____ EXERCISE INPUT

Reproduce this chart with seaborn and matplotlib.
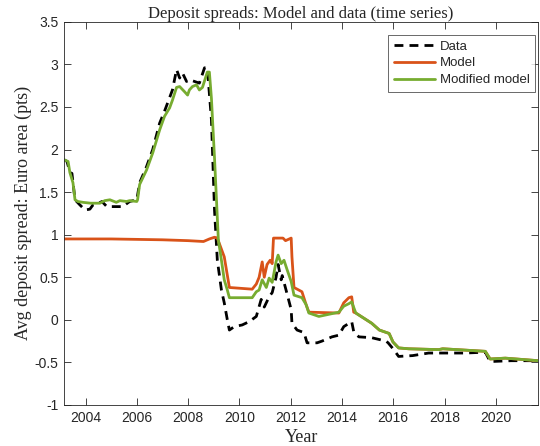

________
____ EXERCISE INPUT

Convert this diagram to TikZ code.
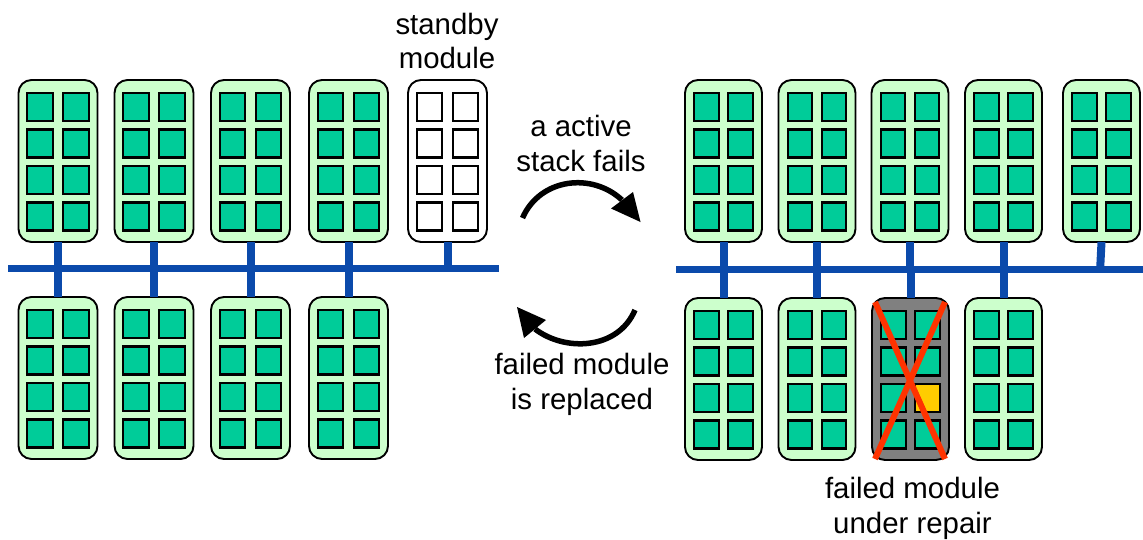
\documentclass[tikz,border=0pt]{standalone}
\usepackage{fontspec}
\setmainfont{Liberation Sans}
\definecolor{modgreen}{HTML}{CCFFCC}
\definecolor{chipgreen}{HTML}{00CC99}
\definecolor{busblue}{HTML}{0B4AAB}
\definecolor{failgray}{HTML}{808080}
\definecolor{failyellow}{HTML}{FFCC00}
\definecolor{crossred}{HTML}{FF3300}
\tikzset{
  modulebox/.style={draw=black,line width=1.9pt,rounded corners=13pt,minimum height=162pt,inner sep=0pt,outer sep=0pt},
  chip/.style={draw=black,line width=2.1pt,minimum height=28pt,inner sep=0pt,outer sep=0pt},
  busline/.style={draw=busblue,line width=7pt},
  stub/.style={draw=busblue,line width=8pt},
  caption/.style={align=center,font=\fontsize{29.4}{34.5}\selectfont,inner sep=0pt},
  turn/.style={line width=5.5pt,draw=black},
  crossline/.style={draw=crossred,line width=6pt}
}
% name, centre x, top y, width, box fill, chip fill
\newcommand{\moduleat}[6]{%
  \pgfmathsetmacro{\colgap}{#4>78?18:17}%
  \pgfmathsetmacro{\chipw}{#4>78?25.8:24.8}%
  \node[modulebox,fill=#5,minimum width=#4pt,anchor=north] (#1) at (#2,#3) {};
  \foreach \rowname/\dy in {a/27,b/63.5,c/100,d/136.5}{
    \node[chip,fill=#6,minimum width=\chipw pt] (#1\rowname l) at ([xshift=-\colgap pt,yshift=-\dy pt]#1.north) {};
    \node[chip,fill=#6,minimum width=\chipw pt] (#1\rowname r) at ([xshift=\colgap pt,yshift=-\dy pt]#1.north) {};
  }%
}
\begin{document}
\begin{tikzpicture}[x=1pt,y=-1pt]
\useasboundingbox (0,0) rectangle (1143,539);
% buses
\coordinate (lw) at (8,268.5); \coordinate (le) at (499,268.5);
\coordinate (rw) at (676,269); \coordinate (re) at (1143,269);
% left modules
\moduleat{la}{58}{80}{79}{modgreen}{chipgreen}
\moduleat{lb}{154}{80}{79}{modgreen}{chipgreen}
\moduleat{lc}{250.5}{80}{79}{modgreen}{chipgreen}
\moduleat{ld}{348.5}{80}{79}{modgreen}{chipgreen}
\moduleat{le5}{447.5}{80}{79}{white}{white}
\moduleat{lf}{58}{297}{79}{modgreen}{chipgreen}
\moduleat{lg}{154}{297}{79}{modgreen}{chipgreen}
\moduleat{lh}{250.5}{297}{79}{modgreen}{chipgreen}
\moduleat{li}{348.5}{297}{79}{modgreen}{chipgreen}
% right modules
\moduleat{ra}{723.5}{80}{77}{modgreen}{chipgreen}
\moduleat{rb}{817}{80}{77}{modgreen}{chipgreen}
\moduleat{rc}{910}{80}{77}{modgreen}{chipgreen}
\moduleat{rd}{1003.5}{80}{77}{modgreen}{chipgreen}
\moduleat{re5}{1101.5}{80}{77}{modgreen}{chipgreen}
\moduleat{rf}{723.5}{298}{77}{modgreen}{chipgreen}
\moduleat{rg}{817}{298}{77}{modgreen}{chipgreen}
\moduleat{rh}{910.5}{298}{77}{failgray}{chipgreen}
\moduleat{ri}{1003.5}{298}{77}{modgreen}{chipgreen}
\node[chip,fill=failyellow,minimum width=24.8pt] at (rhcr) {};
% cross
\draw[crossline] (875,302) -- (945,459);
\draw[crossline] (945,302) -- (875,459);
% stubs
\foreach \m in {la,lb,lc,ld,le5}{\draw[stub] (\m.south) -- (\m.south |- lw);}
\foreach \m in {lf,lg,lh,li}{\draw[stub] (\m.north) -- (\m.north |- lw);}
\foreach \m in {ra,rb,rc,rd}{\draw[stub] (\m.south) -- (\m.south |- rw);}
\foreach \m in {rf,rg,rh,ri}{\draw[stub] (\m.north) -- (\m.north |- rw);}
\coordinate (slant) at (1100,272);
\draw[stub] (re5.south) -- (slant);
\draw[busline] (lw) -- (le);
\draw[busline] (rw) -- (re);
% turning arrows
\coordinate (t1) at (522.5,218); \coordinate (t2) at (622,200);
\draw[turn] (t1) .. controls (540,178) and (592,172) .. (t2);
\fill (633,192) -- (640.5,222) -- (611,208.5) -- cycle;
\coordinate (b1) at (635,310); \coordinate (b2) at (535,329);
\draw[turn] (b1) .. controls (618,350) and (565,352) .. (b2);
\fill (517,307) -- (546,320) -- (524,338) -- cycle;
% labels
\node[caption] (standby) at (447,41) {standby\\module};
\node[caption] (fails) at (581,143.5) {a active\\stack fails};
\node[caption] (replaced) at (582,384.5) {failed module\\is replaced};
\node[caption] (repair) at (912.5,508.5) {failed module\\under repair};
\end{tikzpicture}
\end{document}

________

REQUIRED WORK: Search the entries for the string "this" and collect each line that has it.

PROBLEM SOLUTION:
Reproduce this chart with seaborn and matplotlib.
Convert this diagram to TikZ code.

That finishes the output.